すると、渦の生まれ方には、実は2種類あることがわかりました。

1つ目は、膜の「端っこ(境界)」から単独の渦がポンと飛び出す「外因的過程」です。

2つ目がさらに興味深いもので、膜の真ん中の何もない空間に渦とその反対方向に回る反渦がペアになって突然生じるという、「内因的過程」です。

特にこの2つ目の内因的な渦ペア生成こそが、真空で起こるシュウィンガー効果の「アナログ(対応する現象)」であり、この実験の最も重要なポイントでした。

無限にスルスル動き続けるヘリウムの中に突如、何の脈絡もなく渦のペアが現れるというのは古典物理学では考えにくい現象なのです。

シュウィンガー効果では真空から電子と陽電子という粒子ペアが生まれますが、この実験モデルではそれが「渦と反渦のペア」へと置き換わった形になります。

研究チームは、この渦ペア生成の現象をより正確に調べるために、量子力学の特別な現象である「量子トンネル効果」に着目しました。

量子トンネル効果とは、本来なら絶対に越えられないはずの高いエネルギーの壁を、粒子がまるで壁をすり抜ける幽霊のように、確率的に通過してしまう現象です。

今回の場合、この「壁」は渦が自然に発生するためのエネルギー的な障害です。

通常なら渦が自然に現れることは非常に難しいのですが、極めて低温の条件では、この量子トンネル効果によって渦と反渦のペアが壁を超えて生まれてしまう可能性があるのです。

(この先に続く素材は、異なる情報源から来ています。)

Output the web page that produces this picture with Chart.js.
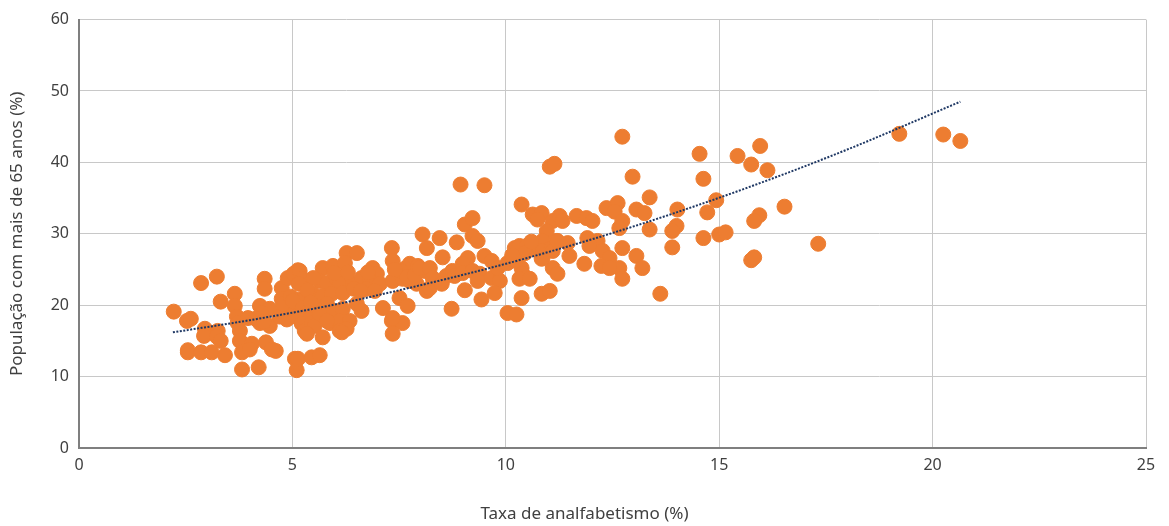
<!DOCTYPE html>
<html>
<head>
<meta charset="utf-8">
<script src="https://cdn.jsdelivr.net/npm/chart.js@4.4.1/dist/chart.umd.min.js"></script>
<style>
html,body{margin:0;padding:0;background:#fff;}
#wrap{width:1169px;height:526px;position:relative;}
</style>
</head>
<body>
<div id="wrap"><canvas id="c" width="1169" height="526"></canvas></div>
<script>
// Taxa de analfabetismo (%) – x values
const analfabetismo = [
2.22,2.53,2.62,2.55,2.55,2.86,2.95,2.93,2.86,3.11,3.23,3.32,3.25,3.23,3.32,3.42,3.65,3.65,3.70,3.72,3.77,3.77,3.82,3.82,4.05,4.00,4.21,3.96,4.24,4.47,4.24,4.47,4.35,4.35,4.38,4.61,4.52,4.75,4.75,4.89,5.10,4.82,4.94,4.87,5.06,5.10,5.13,5.08,5.08,5.17,4.28,4.14,4.70,4.78,4.96,4.33,
5.03,5.17,5.24,5.01,5.24,5.34,5.22,5.29,5.13,5.45,5.64,5.71,5.95,6.27,6.51,6.23,5.64,5.81,6.04,6.11,5.48,5.71,5.92,6.18,6.41,6.62,5.57,5.81,5.95,6.18,6.51,6.62,5.45,5.52,5.71,5.88,6.11,6.11,6.34,6.27,6.88,6.98,6.81,7.05,6.74,6.93,7.12,5.34,5.64,5.81,6.16,5.15,5.49,5.35,5.98,6.30,6.44,6.60,6.77,5.43,
7.33,7.35,7.44,7.63,7.75,7.94,8.10,7.35,7.58,7.75,7.91,7.51,7.70,7.33,7.58,7.35,7.35,8.15,8.22,8.61,8.75,7.54,7.69,7.86,7.40,
8.94,9.50,8.05,8.45,8.85,9.04,9.22,9.22,9.34,8.15,8.52,9.11,8.99,9.50,9.67,7.98,8.22,8.29,8.50,8.80,8.99,9.22,9.39,9.34,9.67,9.86,9.81,10.04,9.04,9.43,8.73,9.74,10.04,10.25,
10.37,10.37,10.63,10.84,10.74,11.10,10.96,10.86,10.21,10.32,10.49,10.67,10.86,11.07,11.19,10.25,10.37,10.39,10.32,10.56,10.84,11.10,10.84,11.03,11.10,
12.73,11.03,11.14,12.97,13.37,12.36,12.62,12.55,13.06,13.25,14.02,14.00,13.90,11.26,11.33,11.66,11.89,12.03,12.73,12.66,13.37,11.21,11.45,11.91,12.15,10.86,11.49,11.96,12.73,12.27,12.43,12.66,12.73,12.24,12.43,13.06,13.20,11.84,13.90,11.21,13.62,10.45,10.60,10.15,
14.54,14.63,15.43,15.75,15.96,16.13,14.93,14.72,16.53,15.94,15.82,14.63,15.00,15.15,17.32,15.75,15.82,19.22,20.25,20.65
];
// População com mais de 65 anos (%) – y values
const idosos = [
19.1,17.8,18.1,13.4,13.7,23.1,16.7,15.7,13.4,13.4,24.0,20.5,16.4,15.6,15.0,13.0,21.6,19.9,18.4,17.5,16.4,15.0,11.0,13.4,14.6,13.8,11.3,18.2,19.9,19.5,17.5,17.1,23.7,22.3,14.8,13.6,13.8,22.4,20.9,23.8,24.0,19.4,19.9,18.0,12.5,10.9,24.9,19.2,18.4,20.8,18.9,18.1,18.4,20.2,21.2,17.7,
24.4,24.8,23.7,20.6,19.6,18.9,17.4,16.4,12.5,12.7,13.0,25.2,25.5,27.3,27.3,25.9,23.4,23.1,23.7,23.0,21.6,21.3,21.6,21.7,23.0,23.8,19.6,20.2,19.2,19.5,20.2,19.2,17.5,17.1,15.5,17.5,17.8,16.4,17.8,16.7,25.2,24.4,23.4,23.0,22.3,22.0,19.6,16.0,18.8,17.8,16.2,23.0,23.8,22.1,24.5,24.6,22.3,22.0,24.6,20.4,
28.0,26.2,24.5,25.1,25.8,25.5,24.8,23.4,23.7,23.4,23.0,21.0,19.9,17.8,17.5,16.0,18.2,22.0,22.4,24.1,24.8,24.8,24.0,24.2,25.0,
36.9,36.8,29.9,29.4,28.8,31.3,32.2,29.7,29.0,28.0,26.7,26.6,25.8,26.9,26.2,25.2,25.2,23.8,23.0,24.1,24.5,24.8,24.4,23.4,23.8,23.4,25.2,25.9,22.1,20.8,19.5,21.7,18.9,18.7,
21.0,34.1,32.7,32.9,32.0,31.8,30.4,29.0,28.0,28.3,28.3,27.9,27.6,28.0,29.0,26.2,25.2,24.4,23.7,23.7,26.5,25.2,21.6,22.0,27.6,
43.6,39.4,39.8,38.0,35.1,33.6,34.3,33.1,33.4,32.9,33.4,31.1,30.4,32.5,31.8,32.5,32.2,31.8,31.8,30.8,30.6,29.0,28.7,29.4,29.0,26.6,26.9,28.3,28.0,27.6,26.6,25.2,23.7,25.5,25.2,26.9,25.2,25.8,28.1,24.4,21.6,27.3,28.9,27.0,
41.2,37.7,40.9,39.7,42.3,38.9,34.7,33.0,33.8,32.6,31.8,29.4,29.9,30.2,28.6,26.3,26.7,44.0,43.9,43.0
];
// Linha de tendência
const tendenciaX = [2.2, 4, 6, 8, 10, 12, 14, 16, 18, 20.65];
const tendenciaY = [16.2, 17.9, 20.1, 22.8, 25.8, 29.2, 33.0, 37.2, 41.8, 48.5];
const xTicks = [0, 5, 10, 15, 20, 25];
const yTicks = [0, 10, 20, 30, 40, 50, 60];
const tituloX = 'Taxa de analfabetismo (%)';
const tituloY = 'População com mais de 65 anos (%)';

const pontos = analfabetismo.map((x, i) => ({x: x, y: idosos[i]}));
const tendencia = tendenciaX.map((x, i) => ({x: x, y: tendenciaY[i]}));

const FONT = "'Liberation Sans Narrow','Noto Sans','DejaVu Sans Condensed',sans-serif";
const TITLE_FONT = "17px 'Noto Sans', sans-serif";
const TXT = '#404040';

// x-axis title, centred on the whole figure as in the reference
const xTitlePlugin = {
  id: 'xTitle',
  afterDraw(chart) {
    const ctx = chart.ctx;
    ctx.save();
    ctx.font = TITLE_FONT;
    ctx.fillStyle = TXT;
    ctx.textAlign = 'center';
    ctx.textBaseline = 'middle';
    ctx.fillText(tituloX, chart.width / 2, 514);
    ctx.restore();
  }
};

new Chart(document.getElementById('c'), {
  type: 'scatter',
  data: {
    datasets: [
      {
        label: 'Tendência',
        data: tendencia,
        showLine: true,
        borderColor: '#1F3864',
        borderWidth: 2,
        borderDash: [2, 1.5],
        pointRadius: 0,
        fill: false,
        cubicInterpolationMode: 'monotone',
        order: 0
      },
      {
        label: 'Municípios',
        data: pontos,
        backgroundColor: '#ED7D31',
        borderColor: '#ED7D31',
        borderWidth: 1,
        pointRadius: 7.5,
        order: 1
      }
    ]
  },
  plugins: [xTitlePlugin],
  options: {
    responsive: false,
    animation: false,
    layout: {padding: {left: 0, right: 23, top: 18, bottom: 0}},
    plugins: {legend: {display: false}, tooltip: {enabled: false}},
    scales: {
      x: {
        type: 'linear', min: 0, max: 25,
        afterBuildTicks: s => { s.ticks = xTicks.map(v => ({value: v})); },
        afterFit: s => { s.height = 78; },
        ticks: {font: {family: FONT, size: 16}, color: TXT, padding: 8},
        grid: {color: '#c8c8c8', lineWidth: 1, drawTicks: false},
        border: {display: true, color: '#7f7f7f', width: 2},
        title: {display: false}
      },
      y: {
        type: 'linear', min: 0, max: 60,
        afterBuildTicks: s => { s.ticks = yTicks.map(v => ({value: v})); },
        afterFit: s => { s.width = 79; },
        ticks: {font: {family: FONT, size: 16}, color: TXT, padding: 10},
        grid: {color: '#c8c8c8', lineWidth: 1, drawTicks: false},
        border: {display: true, color: '#7f7f7f', width: 2},
        title: {display: true, text: tituloY, font: {family: "'Noto Sans',sans-serif", size: 17}, color: TXT, padding: {top: 7, bottom: 0}}
      }
    }
  }
});
</script>
</body>
</html>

ここで研究チームは、理論モデルをさらに精密化するために、渦が持つ「有効質量」という概念に着目しました。

「有効質量」とは、渦が動こうとするときにどれだけ動きにくいかを示す、いわば「渦の動きの重さ」のような概念です。

従来の理論では、この有効質量は一定で動かないと仮定されることが多かったのですが、研究チームは新しい視点から、有効質量が渦の位置や運動によって大きく変化することを明らかにしました。

これが今回の研究の画期的なポイントの1つです。

研究者たちは、この有効質量の変化をしっかり取り入れて理論を修正しました。

その結果、以前の理論モデルでは見落とされていた渦の生成しやすさ(量子トンネル率)が、より正確に計算されることになったのです。

つまり、この質量変動を取り入れることで、理論上予測される渦の出現率の計算が大きく改善されました。

最後に研究チームは、自分たちが立てた理論を実際に検証する方法も提案しました。

それが「渦カウント実験(vortex counting experiment)」と呼ばれるもので、実験室で薄膜に流れを与えて時間をかけて観察し、自発的に発生する渦の数を直接数える方法です。

もしこの方法で理論通りの数が確認されれば、「真空から有が生まれる」という不思議な現象の仕組みに大きく迫ることができるでしょう。